> _STORED ROWS_
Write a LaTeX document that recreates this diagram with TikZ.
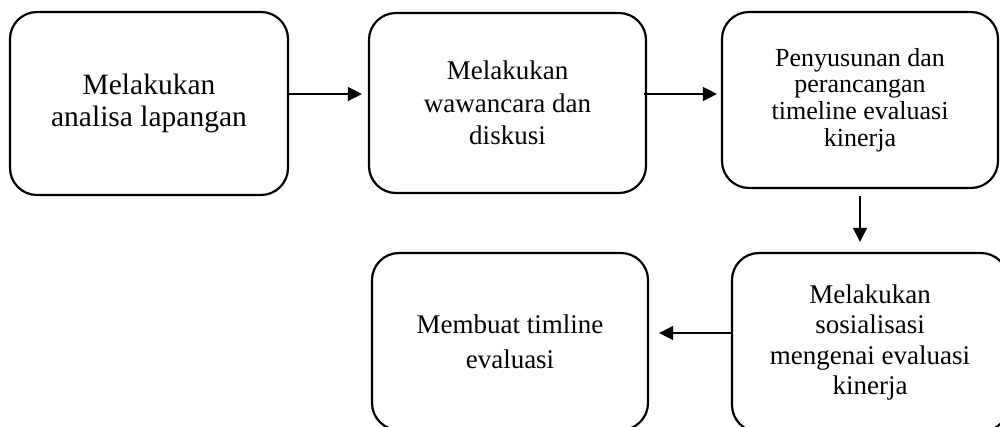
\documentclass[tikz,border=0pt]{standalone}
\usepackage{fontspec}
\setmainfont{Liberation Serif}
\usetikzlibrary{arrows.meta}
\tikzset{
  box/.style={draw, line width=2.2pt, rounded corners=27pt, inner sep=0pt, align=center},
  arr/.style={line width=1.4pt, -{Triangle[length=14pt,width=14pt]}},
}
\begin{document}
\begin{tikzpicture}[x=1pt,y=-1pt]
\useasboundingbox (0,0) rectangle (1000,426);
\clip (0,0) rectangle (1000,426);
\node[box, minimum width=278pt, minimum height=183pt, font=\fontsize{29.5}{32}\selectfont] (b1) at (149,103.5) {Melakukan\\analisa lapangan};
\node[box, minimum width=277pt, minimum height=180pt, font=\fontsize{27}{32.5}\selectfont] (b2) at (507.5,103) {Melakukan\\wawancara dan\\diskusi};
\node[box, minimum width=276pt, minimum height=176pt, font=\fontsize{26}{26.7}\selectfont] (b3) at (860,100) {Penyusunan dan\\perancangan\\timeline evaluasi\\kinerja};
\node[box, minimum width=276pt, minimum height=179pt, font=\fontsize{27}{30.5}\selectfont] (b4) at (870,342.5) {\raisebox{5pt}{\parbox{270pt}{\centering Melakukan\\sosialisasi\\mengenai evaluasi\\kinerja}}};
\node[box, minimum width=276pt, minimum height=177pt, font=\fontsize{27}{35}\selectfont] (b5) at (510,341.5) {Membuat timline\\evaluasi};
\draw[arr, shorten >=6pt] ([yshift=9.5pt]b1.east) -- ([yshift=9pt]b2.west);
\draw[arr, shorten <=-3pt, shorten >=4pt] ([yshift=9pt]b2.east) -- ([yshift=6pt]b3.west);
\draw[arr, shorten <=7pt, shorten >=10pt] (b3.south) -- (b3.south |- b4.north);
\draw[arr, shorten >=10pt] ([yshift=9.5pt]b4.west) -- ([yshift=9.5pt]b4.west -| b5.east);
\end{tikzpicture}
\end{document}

* * *

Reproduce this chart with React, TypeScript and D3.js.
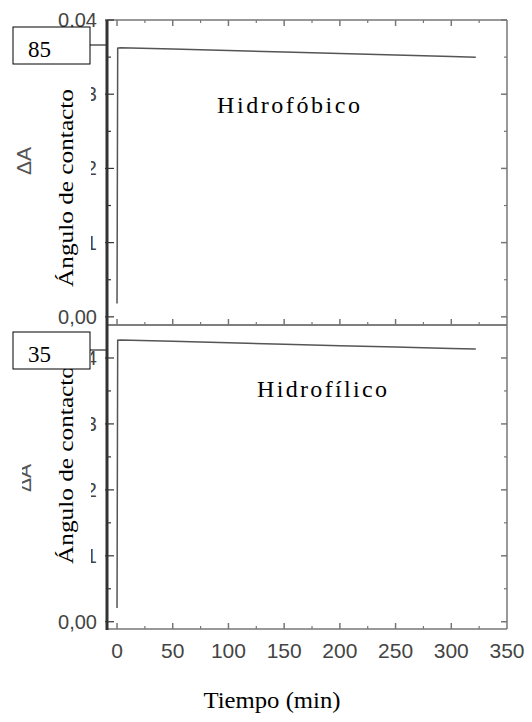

> _TASK_
Return every line above that contains the word "with".

> _SOLUTION TO THE EXERCISE_
Write a LaTeX document that recreates this diagram with TikZ.
Reproduce this chart with React, TypeScript and D3.js.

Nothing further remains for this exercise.